From your blog post I took away that each of the recurring tags, such as " or { give an indication for the data that follows and their data types. I am now wondering if this object encoding has already been implemented or if I did something wrong?

Currently, I am working around this issue by splitting the record's value based on the "-character and ignoring the first byte after the split. While this works in most cases, it does not seem ideal, as it fails if a record contains a nested json array.

Please let me know if you need any additional details. I would be willing to share my test leveldb, as it contains only staged entries and nothing secretive.

cclgroupltd commented 3 years ago

Can you provide an example of the code you're using that generates this result? Is the input data indexeddb or just a "generic" leveldb?

lxndrblz commented 3 years ago

@cclgroupltd Thanks for your swift response. The (simplified) code I am using looks like this:

import click

from pathlib import Path
from ccl_chrome_indexeddb import ccl_leveldb

def read_input(filepath):
    # Do some basic error handling
    if not filepath.endswith('leveldb'):
        raise Exception('Expected a leveldb folder.
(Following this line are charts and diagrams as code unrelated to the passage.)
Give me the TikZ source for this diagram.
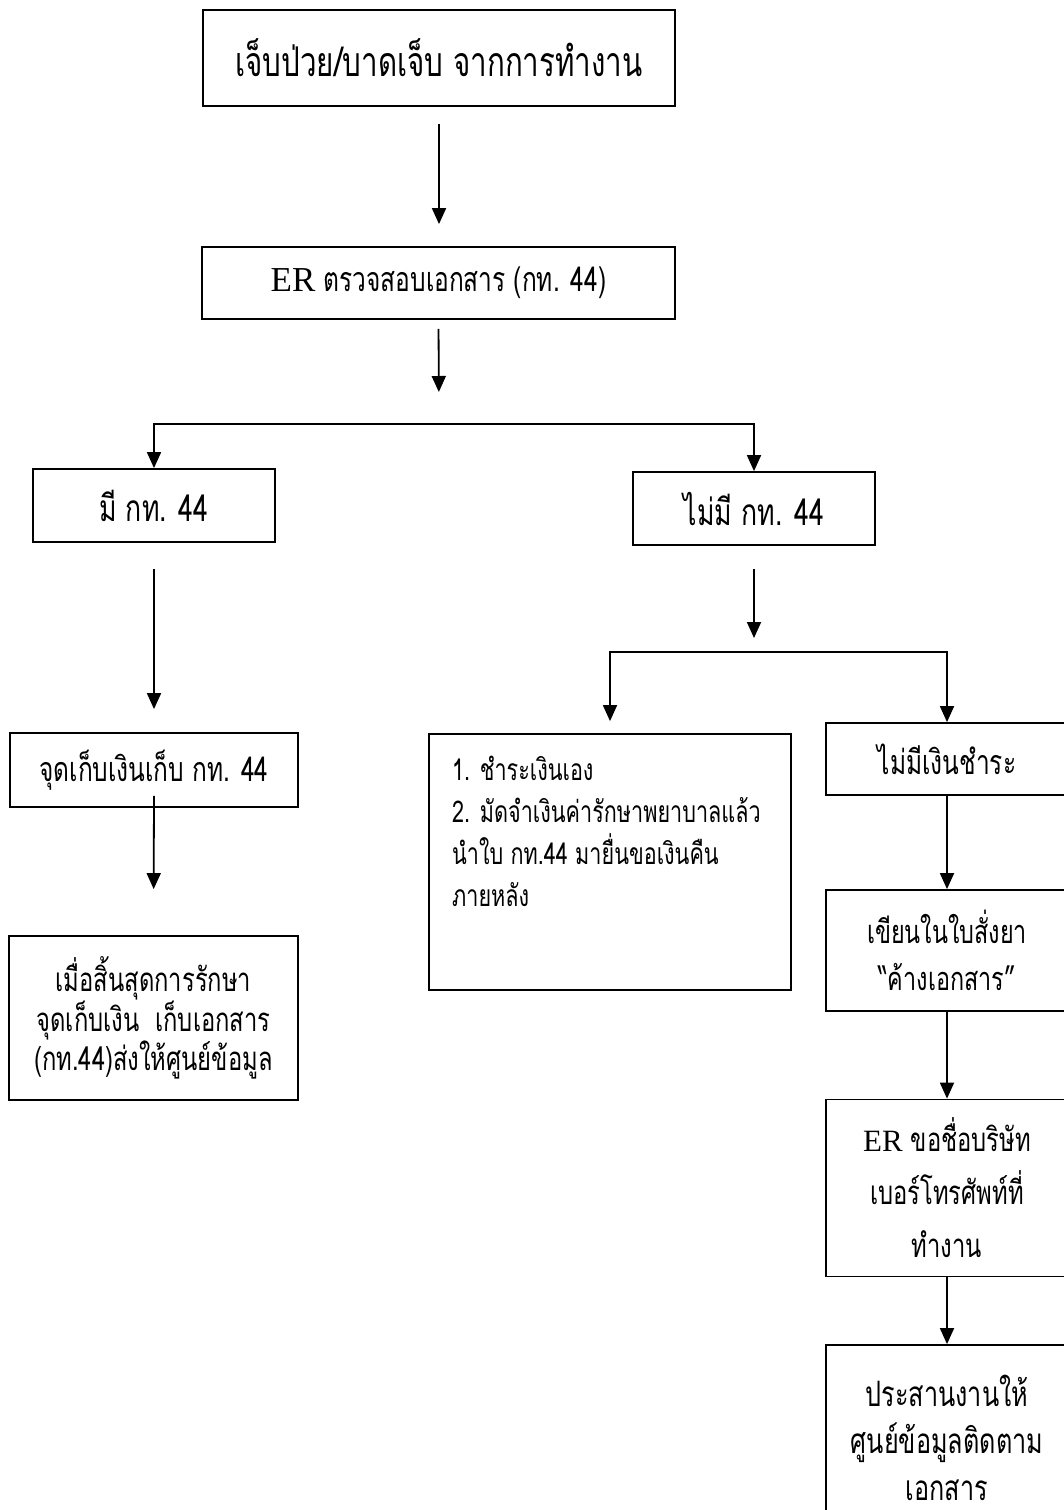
\documentclass[tikz,border=0pt]{standalone}
\usepackage{fontspec}
\setmainfont{Liberation Serif}
\newfontfamily\thai[Script=Thai,FakeStretch=0.72]{Loma}
\newfontfamily\latf{Liberation Serif}
\usetikzlibrary{arrows.meta}
\newcommand{\tf}[2]{\thai\fontsize{#1}{#2}\selectfont}
\begin{document}
\begin{tikzpicture}[x=1pt,y=-1pt,
  box/.style={draw,line width=1.8pt,inner sep=0pt,align=center},
  arr/.style={line width=1.8pt,-{Triangle[width=14pt,length=16pt]}}]
\useasboundingbox (0,0) rectangle (1064,1510);
\clip (0,0) rectangle (1064,1510);
\fill[white] (0,0) rectangle (1064,1510);
% boxes
\node[box,minimum width=472pt,minimum height=96pt,font=\tf{41}{48}] (b1) at (439,58)
  {เจ็บป่วย/บาดเจ็บ จากการทำงาน};
\node[box,minimum width=473pt,minimum height=72pt,font=\tf{34}{40}] (b2) at (438.5,283)
  {{\latf\fontsize{35}{40}\selectfont ER} ตรวจสอบเอกสาร (กท. 44)};
\node[box,minimum width=242pt,minimum height=73pt,font=\tf{37}{44}] (b3) at (154,505.5)
  {มี กท. 44};
\node[box,minimum width=242pt,minimum height=73pt,font=\tf{37}{44}] (b4) at (754,508.5)
  {ไม่มี กท. 44};
\node[box,minimum width=288pt,minimum height=74pt,font=\tf{34}{40}] (b5) at (154,770)
  {จุดเก็บเงินเก็บ กท. 44};
\node[box,minimum width=289pt,minimum height=164pt,font=\tf{33}{38}] (b6) at (153.5,1018)
  {เมื่อสิ้นสุดการรักษา\\จุดเก็บเงิน\ \ เก็บเอกสาร\\(กท.44)ส่งให้ศูนย์ข้อมูล};
\node[box,minimum width=362pt,minimum height=256pt] (b7) at (610,862) {};
\node[align=left,anchor=north west,inner sep=0pt,font=\tf{30}{42}] (t7) at (452,756)
  {1. ชำระเงินเอง\\2. มัดจำเงินค่ารักษาพยาบาลแล้ว\\นำใบ กท.44 มายื่นขอเงินคืน\\ภายหลัง};
\node[box,minimum width=242pt,minimum height=72pt,font=\tf{34}{40}] (b8) at (947,759)
  {ไม่มีเงินชำระ};
\node[box,minimum width=242pt,minimum height=121pt,font=\tf{32.5}{47}] (b9) at (947,950.5)
  {เขียนในใบสั่งยา\\“ค้างเอกสาร”};
\node[box,minimum width=242pt,minimum height=177pt,font=\tf{33}{53}] (b10) at (947,1188)
  {{\latf\fontsize{31}{30}\selectfont ER} ขอชื่อบริษัท\\เบอร์โทรศัพท์ที่\\ทำงาน};
\node[box,minimum width=242pt,minimum height=185pt,font=\tf{35}{47}] (b11) at (947,1437.5)
  {ประสานงานให้\\ศูนย์ข้อมูลติดตาม\\เอกสาร};
% junctions
\coordinate (j1) at (439,424);
\coordinate (j2) at (754,652);
% connectors
\draw[arr,shorten <=17pt,shorten >=22pt] (b1.south) -- (b1.south |- b2.north);
\draw[arr,shorten <=9pt,shorten >=32pt] (b2.south) -- (j1);
\draw[arr] (j1) -| (b3.north);
\draw[arr] (j1) -| (b4.north);
\draw[arr,shorten <=26pt,shorten >=23pt] (b3.south) -- (b5.north);
\draw[arr,shorten <=23pt,shorten >=14pt] (b4.south) -- (j2);
\draw[arr,shorten >=12pt] (j2) -| (b7.north);
\draw[arr] (j2) -| (b8.north);
\draw[arr,shorten >=46pt] ([yshift=12pt]b5.south) -- (b6.north);
\draw[arr] (b8.south) -- (b9.north);
\draw[arr] (b9.south) -- (b10.north);
\draw[arr] (b10.south) -- (b11.north);
\end{tikzpicture}
\end{document}
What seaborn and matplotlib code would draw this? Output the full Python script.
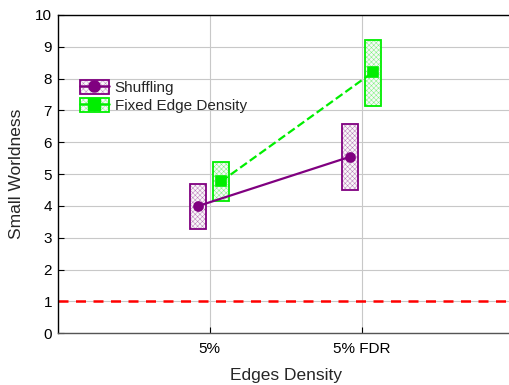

Path: {}'.format(filepath))

    p = Path(filepath)
    if not p.exists():
        raise Exception('Given file path does not exists. Path: {}'.format(filepath))

    if not p.is_dir():
        raise Exception('Given file path is not a folder. Path: {}'.format(filepath))

    parse_db(filepath)

def parse_db(filepath):
    try:
        db = ccl_leveldb.RawLevelDb(filepath)
    except Exception as e:
        print(f' - Could not open {filepath} as LevelDB; {e}')

    try:
        for record in db.iterate_records_raw():
            print(record.value)
            print("*"*20)
    except ValueError:
        print(f'Exception reading LevelDB: ValueError')
    except Exception as e:
        print(f'Exception reading LevelDB: {e}')
    # Close the database
    db.close()

@click.command()
@click.option('--filepath', '-f', required=True, 
              help="Path to the IndexedDB")

def cli(filepath):
    read_input(filepath)

if __name__ == '__main__':
    cli()

Note: The f parameter will be the path to the IndexedDB folder, such as: C:\Temp\https_teams.microsoft.com_0.indexeddb.leveldb In there are all of my .ldb files and the metadata, such as the manifest and log files.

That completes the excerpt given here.